Source code of charts:
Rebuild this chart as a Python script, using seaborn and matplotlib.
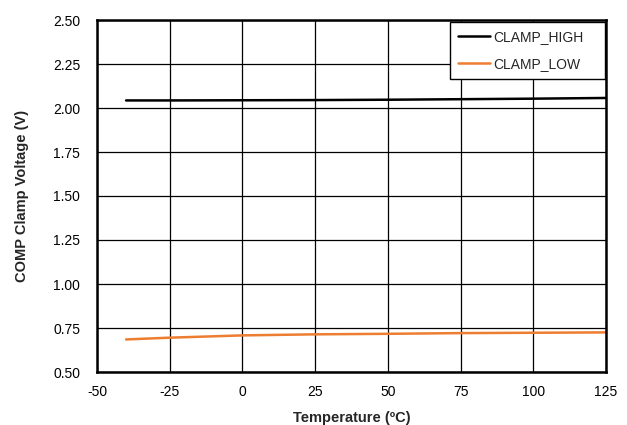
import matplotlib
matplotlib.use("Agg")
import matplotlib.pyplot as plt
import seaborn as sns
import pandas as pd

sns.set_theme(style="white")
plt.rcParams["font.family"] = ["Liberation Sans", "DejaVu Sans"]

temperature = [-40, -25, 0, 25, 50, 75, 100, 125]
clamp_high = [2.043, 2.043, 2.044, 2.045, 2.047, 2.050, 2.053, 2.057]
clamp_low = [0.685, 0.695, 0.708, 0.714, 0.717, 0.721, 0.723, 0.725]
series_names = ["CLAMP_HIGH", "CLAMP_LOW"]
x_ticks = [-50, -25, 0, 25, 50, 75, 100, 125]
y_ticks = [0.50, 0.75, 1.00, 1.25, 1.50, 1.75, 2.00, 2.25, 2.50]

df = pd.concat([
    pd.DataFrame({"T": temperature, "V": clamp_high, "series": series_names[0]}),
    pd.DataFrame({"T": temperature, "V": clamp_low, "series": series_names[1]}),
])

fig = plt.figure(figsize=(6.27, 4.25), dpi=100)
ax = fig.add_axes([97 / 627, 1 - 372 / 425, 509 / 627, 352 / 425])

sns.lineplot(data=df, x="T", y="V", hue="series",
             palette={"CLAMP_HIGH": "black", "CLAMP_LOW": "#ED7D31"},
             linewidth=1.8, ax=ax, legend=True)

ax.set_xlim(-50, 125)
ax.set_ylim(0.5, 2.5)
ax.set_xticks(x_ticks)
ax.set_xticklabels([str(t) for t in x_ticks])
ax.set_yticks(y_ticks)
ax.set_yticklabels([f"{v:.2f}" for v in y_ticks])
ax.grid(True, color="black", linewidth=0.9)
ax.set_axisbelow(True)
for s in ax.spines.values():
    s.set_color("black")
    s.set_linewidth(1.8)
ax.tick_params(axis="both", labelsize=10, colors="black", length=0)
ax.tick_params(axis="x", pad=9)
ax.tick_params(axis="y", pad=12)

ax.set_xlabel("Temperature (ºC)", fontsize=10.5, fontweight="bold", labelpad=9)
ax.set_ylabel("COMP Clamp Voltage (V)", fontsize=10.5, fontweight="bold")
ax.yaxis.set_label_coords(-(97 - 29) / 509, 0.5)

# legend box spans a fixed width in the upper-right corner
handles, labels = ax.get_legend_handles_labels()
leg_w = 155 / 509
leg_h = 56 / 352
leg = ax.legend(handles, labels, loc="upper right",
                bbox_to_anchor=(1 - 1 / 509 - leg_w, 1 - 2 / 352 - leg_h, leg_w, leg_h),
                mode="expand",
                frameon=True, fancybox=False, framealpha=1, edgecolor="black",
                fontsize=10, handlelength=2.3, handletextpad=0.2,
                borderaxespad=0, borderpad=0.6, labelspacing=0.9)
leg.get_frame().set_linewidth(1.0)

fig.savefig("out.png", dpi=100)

...

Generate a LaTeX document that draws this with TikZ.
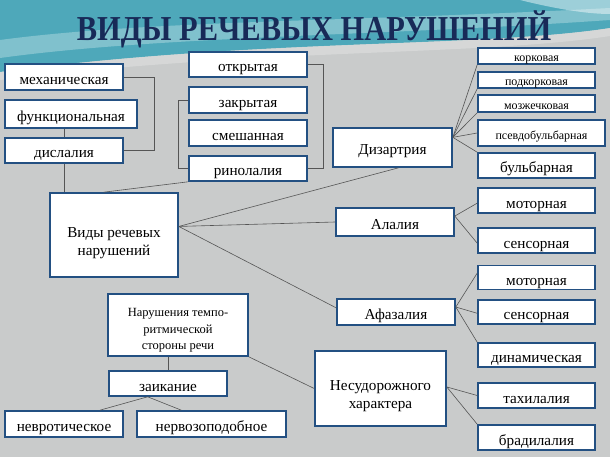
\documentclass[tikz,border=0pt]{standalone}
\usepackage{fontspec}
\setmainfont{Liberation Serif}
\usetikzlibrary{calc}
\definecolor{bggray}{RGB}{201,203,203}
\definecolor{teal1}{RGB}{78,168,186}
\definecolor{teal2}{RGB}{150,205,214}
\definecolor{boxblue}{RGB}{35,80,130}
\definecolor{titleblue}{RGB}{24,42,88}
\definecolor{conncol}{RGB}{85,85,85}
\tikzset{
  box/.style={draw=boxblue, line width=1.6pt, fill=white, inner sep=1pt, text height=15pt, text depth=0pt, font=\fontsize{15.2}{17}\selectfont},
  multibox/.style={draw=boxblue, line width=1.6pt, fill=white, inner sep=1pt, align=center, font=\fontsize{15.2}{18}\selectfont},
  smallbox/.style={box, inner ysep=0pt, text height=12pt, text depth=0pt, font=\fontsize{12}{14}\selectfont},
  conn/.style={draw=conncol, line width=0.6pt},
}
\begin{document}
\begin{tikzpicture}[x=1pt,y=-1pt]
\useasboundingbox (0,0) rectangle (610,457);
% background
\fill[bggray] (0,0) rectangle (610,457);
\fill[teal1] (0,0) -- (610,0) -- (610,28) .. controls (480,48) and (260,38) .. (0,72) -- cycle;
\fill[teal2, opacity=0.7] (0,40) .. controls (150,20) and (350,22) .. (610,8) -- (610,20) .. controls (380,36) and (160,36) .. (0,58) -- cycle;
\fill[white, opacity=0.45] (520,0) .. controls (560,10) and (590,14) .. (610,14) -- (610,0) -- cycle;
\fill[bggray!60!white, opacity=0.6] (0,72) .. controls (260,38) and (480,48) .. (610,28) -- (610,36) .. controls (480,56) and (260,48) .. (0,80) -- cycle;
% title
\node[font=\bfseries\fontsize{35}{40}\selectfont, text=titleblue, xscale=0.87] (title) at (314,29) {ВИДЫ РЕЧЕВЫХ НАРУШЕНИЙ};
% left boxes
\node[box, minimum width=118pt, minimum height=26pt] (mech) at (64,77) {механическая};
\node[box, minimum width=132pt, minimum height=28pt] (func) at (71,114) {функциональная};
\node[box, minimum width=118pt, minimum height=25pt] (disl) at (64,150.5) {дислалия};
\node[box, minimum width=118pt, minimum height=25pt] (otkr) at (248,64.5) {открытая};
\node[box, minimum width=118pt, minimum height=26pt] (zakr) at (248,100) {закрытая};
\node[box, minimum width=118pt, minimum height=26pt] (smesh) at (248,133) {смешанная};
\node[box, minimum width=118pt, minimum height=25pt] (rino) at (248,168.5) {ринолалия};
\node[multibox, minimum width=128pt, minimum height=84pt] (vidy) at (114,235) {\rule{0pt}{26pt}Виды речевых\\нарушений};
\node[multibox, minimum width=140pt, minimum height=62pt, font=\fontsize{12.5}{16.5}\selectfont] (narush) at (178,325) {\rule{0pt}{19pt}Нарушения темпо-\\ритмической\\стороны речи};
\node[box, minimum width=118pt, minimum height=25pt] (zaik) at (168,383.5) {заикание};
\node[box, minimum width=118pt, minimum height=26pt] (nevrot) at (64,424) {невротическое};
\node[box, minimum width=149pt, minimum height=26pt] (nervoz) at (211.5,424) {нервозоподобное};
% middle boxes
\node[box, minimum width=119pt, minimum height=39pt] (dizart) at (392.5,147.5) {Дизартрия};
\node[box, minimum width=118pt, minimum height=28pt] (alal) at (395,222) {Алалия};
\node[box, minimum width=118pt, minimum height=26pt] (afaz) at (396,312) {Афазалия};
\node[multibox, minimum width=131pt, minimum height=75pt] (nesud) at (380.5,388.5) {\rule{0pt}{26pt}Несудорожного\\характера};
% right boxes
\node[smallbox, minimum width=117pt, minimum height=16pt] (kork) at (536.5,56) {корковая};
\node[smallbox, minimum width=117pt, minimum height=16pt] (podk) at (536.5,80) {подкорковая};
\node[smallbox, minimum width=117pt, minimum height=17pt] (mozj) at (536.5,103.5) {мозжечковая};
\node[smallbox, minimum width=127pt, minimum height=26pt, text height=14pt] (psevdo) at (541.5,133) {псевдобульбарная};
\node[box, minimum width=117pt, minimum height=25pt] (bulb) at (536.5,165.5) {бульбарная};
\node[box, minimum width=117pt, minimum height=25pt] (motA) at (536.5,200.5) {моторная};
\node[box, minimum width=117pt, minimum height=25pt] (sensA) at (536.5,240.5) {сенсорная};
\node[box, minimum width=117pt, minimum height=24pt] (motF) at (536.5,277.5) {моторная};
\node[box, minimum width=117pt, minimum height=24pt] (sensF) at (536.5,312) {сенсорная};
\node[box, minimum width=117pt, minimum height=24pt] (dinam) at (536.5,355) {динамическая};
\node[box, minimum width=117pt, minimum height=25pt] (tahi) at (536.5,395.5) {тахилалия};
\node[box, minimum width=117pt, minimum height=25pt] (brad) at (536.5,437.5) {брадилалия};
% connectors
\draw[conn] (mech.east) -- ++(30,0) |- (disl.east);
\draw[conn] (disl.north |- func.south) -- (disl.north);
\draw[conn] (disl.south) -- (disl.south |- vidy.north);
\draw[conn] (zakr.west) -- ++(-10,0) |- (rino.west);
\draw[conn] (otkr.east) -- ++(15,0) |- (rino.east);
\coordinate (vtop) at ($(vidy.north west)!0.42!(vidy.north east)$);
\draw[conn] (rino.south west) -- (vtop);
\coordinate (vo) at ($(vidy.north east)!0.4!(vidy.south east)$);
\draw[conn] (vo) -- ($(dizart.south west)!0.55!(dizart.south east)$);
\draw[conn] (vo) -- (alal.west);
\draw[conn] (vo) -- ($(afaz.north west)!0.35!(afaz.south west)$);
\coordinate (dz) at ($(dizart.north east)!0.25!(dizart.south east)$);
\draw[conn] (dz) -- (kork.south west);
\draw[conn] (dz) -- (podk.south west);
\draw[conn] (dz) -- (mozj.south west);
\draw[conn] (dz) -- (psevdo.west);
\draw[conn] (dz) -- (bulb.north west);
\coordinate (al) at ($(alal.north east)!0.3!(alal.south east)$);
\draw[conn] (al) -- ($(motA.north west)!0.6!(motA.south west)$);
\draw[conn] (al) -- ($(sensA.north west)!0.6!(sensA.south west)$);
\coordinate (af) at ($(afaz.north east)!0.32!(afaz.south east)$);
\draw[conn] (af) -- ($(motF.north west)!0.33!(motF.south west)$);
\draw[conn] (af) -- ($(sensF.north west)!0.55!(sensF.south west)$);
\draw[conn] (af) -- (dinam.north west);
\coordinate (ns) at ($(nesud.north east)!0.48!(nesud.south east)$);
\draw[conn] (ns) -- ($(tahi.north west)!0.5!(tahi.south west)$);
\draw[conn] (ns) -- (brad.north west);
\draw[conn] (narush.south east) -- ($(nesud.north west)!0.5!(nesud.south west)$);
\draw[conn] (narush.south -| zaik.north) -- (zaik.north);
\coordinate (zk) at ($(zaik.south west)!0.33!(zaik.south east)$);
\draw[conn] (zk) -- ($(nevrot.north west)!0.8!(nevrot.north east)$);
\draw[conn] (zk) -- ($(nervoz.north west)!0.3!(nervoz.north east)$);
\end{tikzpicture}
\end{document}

---

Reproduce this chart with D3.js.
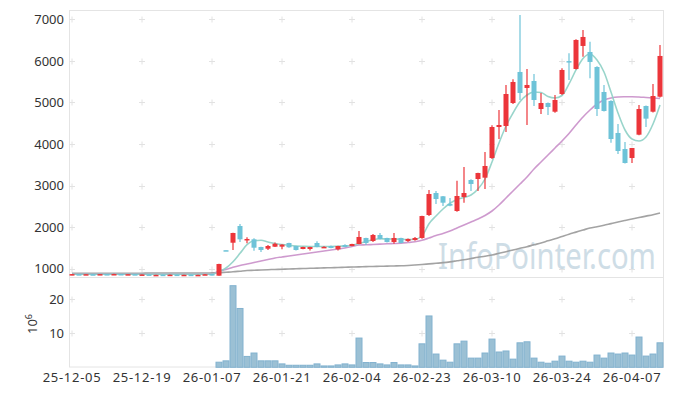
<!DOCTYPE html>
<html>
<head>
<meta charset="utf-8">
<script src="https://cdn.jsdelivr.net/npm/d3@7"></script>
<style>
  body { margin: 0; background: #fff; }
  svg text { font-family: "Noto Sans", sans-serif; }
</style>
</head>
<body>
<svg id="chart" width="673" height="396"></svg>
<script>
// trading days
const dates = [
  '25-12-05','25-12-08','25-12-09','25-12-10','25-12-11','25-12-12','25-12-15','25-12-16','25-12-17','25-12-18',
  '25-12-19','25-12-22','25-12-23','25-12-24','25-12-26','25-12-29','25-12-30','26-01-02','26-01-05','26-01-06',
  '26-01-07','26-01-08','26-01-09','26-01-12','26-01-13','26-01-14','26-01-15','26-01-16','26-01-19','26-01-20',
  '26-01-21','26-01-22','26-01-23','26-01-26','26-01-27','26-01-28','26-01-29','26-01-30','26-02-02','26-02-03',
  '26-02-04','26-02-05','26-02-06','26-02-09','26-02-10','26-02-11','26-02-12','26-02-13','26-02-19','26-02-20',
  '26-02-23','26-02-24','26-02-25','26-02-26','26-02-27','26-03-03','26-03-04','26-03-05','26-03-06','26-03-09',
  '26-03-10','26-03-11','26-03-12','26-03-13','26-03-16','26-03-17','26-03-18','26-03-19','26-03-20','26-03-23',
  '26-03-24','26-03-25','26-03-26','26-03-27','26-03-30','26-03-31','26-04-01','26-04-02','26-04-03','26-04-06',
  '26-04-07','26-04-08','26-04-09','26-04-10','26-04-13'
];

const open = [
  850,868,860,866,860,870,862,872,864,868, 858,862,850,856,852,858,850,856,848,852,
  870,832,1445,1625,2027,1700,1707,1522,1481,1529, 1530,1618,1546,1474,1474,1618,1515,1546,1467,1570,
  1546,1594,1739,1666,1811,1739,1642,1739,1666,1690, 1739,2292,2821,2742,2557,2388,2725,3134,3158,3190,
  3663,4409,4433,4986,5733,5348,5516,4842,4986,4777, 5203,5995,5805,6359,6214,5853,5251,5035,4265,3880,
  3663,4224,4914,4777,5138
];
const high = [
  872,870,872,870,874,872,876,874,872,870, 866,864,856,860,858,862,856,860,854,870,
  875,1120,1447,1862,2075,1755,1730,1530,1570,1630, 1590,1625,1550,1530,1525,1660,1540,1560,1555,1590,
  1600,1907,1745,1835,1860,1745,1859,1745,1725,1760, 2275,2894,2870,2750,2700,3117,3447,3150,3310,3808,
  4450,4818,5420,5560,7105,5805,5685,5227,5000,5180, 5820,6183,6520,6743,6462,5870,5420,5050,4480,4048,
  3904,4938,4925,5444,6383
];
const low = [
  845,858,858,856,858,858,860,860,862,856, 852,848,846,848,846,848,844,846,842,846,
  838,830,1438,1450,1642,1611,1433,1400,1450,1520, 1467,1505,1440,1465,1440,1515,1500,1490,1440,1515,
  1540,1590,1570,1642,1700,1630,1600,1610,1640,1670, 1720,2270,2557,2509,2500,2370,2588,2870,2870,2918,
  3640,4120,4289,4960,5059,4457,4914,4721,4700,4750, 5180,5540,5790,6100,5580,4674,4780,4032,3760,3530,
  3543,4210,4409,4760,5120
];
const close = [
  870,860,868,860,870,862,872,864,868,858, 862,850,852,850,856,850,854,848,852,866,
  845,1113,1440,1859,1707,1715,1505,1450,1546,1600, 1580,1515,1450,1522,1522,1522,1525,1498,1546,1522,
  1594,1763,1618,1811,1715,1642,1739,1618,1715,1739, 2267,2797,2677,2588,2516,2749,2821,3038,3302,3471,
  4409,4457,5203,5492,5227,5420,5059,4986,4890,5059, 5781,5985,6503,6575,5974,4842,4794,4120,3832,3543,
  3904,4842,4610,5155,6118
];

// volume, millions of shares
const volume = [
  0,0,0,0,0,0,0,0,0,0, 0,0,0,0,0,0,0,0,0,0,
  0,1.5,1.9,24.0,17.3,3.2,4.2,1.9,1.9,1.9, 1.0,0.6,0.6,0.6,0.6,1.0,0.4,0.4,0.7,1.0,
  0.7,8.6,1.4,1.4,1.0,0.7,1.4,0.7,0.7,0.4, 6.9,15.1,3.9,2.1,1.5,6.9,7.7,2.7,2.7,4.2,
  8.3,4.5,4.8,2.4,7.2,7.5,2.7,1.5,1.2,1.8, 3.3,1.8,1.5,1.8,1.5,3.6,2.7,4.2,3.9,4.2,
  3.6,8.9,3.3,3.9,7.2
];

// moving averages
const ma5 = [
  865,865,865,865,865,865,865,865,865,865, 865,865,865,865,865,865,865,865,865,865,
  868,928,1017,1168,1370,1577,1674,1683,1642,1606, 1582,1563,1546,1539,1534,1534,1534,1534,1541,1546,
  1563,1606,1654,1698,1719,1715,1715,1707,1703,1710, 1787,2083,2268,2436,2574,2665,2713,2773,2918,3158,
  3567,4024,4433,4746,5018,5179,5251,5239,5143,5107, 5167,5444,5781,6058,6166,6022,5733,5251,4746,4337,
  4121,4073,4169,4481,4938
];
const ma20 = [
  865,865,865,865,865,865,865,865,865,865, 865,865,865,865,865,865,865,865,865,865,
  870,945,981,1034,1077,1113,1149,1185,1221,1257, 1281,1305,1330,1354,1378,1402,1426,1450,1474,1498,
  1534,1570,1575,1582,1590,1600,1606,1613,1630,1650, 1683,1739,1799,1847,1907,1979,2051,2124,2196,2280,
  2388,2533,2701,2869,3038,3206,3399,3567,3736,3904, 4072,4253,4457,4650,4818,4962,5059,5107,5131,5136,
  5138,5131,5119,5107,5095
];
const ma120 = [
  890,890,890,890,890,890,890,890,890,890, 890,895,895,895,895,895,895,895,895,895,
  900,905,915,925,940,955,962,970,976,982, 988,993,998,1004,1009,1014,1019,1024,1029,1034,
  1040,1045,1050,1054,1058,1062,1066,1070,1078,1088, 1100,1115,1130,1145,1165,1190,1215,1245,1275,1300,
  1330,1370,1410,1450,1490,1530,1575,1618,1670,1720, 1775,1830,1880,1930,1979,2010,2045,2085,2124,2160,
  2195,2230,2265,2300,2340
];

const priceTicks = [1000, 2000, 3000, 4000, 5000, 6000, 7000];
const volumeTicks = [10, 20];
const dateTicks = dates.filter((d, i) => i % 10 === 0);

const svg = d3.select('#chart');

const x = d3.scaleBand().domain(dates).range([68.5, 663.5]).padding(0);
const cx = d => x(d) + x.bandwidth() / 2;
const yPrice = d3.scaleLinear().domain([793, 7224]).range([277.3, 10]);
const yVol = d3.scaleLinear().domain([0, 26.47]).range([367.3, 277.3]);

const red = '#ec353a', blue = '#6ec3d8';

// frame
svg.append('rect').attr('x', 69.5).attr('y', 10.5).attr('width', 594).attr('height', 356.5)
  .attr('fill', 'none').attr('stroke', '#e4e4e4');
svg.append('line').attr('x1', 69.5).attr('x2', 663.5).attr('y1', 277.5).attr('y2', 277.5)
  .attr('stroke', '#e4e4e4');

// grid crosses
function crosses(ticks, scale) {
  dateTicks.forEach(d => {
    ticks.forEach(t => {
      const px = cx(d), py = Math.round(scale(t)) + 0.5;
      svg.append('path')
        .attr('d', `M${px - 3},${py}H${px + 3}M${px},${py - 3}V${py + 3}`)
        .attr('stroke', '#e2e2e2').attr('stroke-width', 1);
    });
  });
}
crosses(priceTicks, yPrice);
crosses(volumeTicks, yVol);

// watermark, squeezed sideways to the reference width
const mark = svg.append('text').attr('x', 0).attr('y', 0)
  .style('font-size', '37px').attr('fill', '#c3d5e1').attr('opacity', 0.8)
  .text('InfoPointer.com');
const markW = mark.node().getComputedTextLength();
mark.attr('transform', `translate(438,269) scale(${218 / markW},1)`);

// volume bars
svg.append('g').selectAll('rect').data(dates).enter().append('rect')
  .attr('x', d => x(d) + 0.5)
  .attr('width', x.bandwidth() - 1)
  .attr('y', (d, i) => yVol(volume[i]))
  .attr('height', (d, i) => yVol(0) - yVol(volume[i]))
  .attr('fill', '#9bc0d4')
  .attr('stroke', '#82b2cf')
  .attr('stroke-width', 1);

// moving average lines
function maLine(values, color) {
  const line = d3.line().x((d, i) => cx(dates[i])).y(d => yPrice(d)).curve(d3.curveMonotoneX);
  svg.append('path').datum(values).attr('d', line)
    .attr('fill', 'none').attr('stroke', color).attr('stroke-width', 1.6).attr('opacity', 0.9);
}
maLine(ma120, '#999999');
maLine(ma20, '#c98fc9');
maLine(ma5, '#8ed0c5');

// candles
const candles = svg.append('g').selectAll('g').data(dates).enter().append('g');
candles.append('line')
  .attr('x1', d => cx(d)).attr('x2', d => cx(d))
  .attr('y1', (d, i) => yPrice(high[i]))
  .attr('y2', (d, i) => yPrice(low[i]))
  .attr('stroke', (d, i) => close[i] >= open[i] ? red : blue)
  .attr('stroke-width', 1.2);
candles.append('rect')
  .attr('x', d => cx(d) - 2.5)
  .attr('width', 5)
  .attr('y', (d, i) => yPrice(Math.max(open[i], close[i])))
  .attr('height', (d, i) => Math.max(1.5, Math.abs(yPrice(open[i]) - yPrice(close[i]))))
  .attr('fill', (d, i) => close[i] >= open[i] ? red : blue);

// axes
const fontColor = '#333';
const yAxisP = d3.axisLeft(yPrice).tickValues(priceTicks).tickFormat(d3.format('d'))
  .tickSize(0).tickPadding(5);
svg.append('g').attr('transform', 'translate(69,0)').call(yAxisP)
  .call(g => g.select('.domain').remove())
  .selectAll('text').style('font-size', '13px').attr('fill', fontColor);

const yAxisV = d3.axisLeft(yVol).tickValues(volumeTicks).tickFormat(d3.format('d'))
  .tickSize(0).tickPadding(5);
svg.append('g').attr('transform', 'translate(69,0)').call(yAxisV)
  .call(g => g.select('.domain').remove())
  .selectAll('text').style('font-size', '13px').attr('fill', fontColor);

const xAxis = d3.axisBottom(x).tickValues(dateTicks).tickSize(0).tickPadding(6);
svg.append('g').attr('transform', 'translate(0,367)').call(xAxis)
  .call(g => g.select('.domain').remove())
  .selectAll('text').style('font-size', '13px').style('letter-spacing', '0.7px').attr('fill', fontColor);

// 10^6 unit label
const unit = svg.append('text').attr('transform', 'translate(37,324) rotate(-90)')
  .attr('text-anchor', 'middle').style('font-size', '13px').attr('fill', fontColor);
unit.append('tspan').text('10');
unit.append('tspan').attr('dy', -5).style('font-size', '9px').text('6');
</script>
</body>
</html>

**Stated exercise**. Only the lines from the one with "Rebuild this chart" through the one with "ax.yaxis.set_label_coords(-(97 - 29)", both included, go in the copy, exactly as written. Leave the pictures behind.

**Correct output**.
Rebuild this chart as a Python script, using seaborn and matplotlib.
import matplotlib
matplotlib.use("Agg")
import matplotlib.pyplot as plt
import seaborn as sns
import pandas as pd

sns.set_theme(style="white")
plt.rcParams["font.family"] = ["Liberation Sans", "DejaVu Sans"]

temperature = [-40, -25, 0, 25, 50, 75, 100, 125]
clamp_high = [2.043, 2.043, 2.044, 2.045, 2.047, 2.050, 2.053, 2.057]
clamp_low = [0.685, 0.695, 0.708, 0.714, 0.717, 0.721, 0.723, 0.725]
series_names = ["CLAMP_HIGH", "CLAMP_LOW"]
x_ticks = [-50, -25, 0, 25, 50, 75, 100, 125]
y_ticks = [0.50, 0.75, 1.00, 1.25, 1.50, 1.75, 2.00, 2.25, 2.50]

df = pd.concat([
    pd.DataFrame({"T": temperature, "V": clamp_high, "series": series_names[0]}),
    pd.DataFrame({"T": temperature, "V": clamp_low, "series": series_names[1]}),
])

fig = plt.figure(figsize=(6.27, 4.25), dpi=100)
ax = fig.add_axes([97 / 627, 1 - 372 / 425, 509 / 627, 352 / 425])

sns.lineplot(data=df, x="T", y="V", hue="series",
             palette={"CLAMP_HIGH": "black", "CLAMP_LOW": "#ED7D31"},
             linewidth=1.8, ax=ax, legend=True)

ax.set_xlim(-50, 125)
ax.set_ylim(0.5, 2.5)
ax.set_xticks(x_ticks)
ax.set_xticklabels([str(t) for t in x_ticks])
ax.set_yticks(y_ticks)
ax.set_yticklabels([f"{v:.2f}" for v in y_ticks])
ax.grid(True, color="black", linewidth=0.9)
ax.set_axisbelow(True)
for s in ax.spines.values():
    s.set_color("black")
    s.set_linewidth(1.8)
ax.tick_params(axis="both", labelsize=10, colors="black", length=0)
ax.tick_params(axis="x", pad=9)
ax.tick_params(axis="y", pad=12)

ax.set_xlabel("Temperature (ºC)", fontsize=10.5, fontweight="bold", labelpad=9)
ax.set_ylabel("COMP Clamp Voltage (V)", fontsize=10.5, fontweight="bold")
ax.yaxis.set_label_coords(-(97 - 29) / 509, 0.5)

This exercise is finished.